──────── Provided material ────────

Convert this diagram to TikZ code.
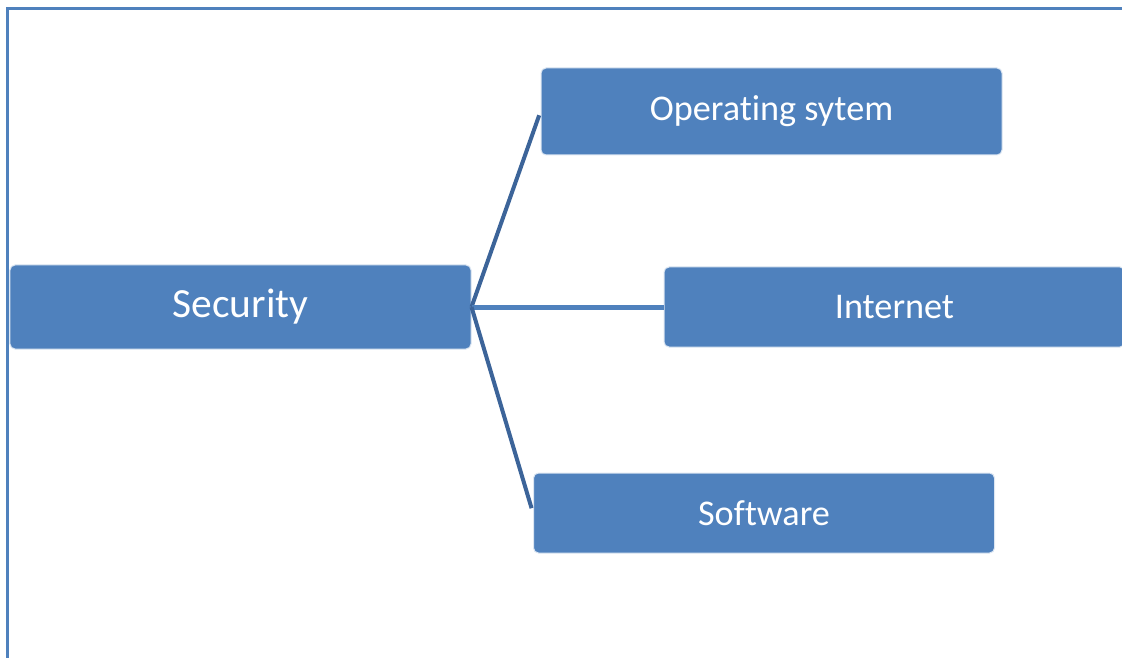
\documentclass[tikz,border=0pt]{standalone}
\usepackage{fontspec}
\setmainfont[Ligatures=NoCommon]{Carlito}
\definecolor{boxblue}{HTML}{4F81BD}
\definecolor{lineblue}{HTML}{3C6499}

\tikzset{
  topic/.style={fill=boxblue,draw=white!80!boxblue,line width=.2mm,rounded corners=1mm,
    text=white,minimum width=92.2mm,minimum height=16.4mm,inner sep=0pt,font=\fontsize{20.6}{24}\selectfont},
  link/.style={line width=.8mm,lineblue}
}

\begin{document}
\begin{tikzpicture}[x=.2mm,y=-.2mm]
\useasboundingbox (0,0) rectangle (1122,658);

% frame
\draw[line width=.6mm,boxblue](7,680) -- (7,9) -- (1140,9);

\node[topic,minimum height=16.8mm,font=\fontsize{23.6}{28}\selectfont] (sec) at (240.5,307) {Security};
\node[topic,minimum height=17.4mm] (os) at (771.5,111.5) {Operating sytem};
\node[topic,minimum height=16mm] (net) at (894.5,307) {Internet};
\node[topic,minimum height=16mm] (soft) at (764,513) {Software};

\draw[link,shorten >=.8mm] (sec.east) -- (os.west);
\draw[link,line width=1mm,boxblue] (sec.east) -- (net.west);
\draw[link,shorten >=1mm] (sec.east) -- (soft.west);
\end{tikzpicture}
\end{document}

────────

Problem requirements: From the first line of the material down to the line containing "(7,9) -- (1140,9);", inclusive, return each line exactly, skipping any picture.

Response to this task:
Convert this diagram to TikZ code.
\documentclass[tikz,border=0pt]{standalone}
\usepackage{fontspec}
\setmainfont[Ligatures=NoCommon]{Carlito}
\definecolor{boxblue}{HTML}{4F81BD}
\definecolor{lineblue}{HTML}{3C6499}

\tikzset{
  topic/.style={fill=boxblue,draw=white!80!boxblue,line width=.2mm,rounded corners=1mm,
    text=white,minimum width=92.2mm,minimum height=16.4mm,inner sep=0pt,font=\fontsize{20.6}{24}\selectfont},
  link/.style={line width=.8mm,lineblue}
}

\begin{document}
\begin{tikzpicture}[x=.2mm,y=-.2mm]
\useasboundingbox (0,0) rectangle (1122,658);

% frame
\draw[line width=.6mm,boxblue](7,680) -- (7,9) -- (1140,9);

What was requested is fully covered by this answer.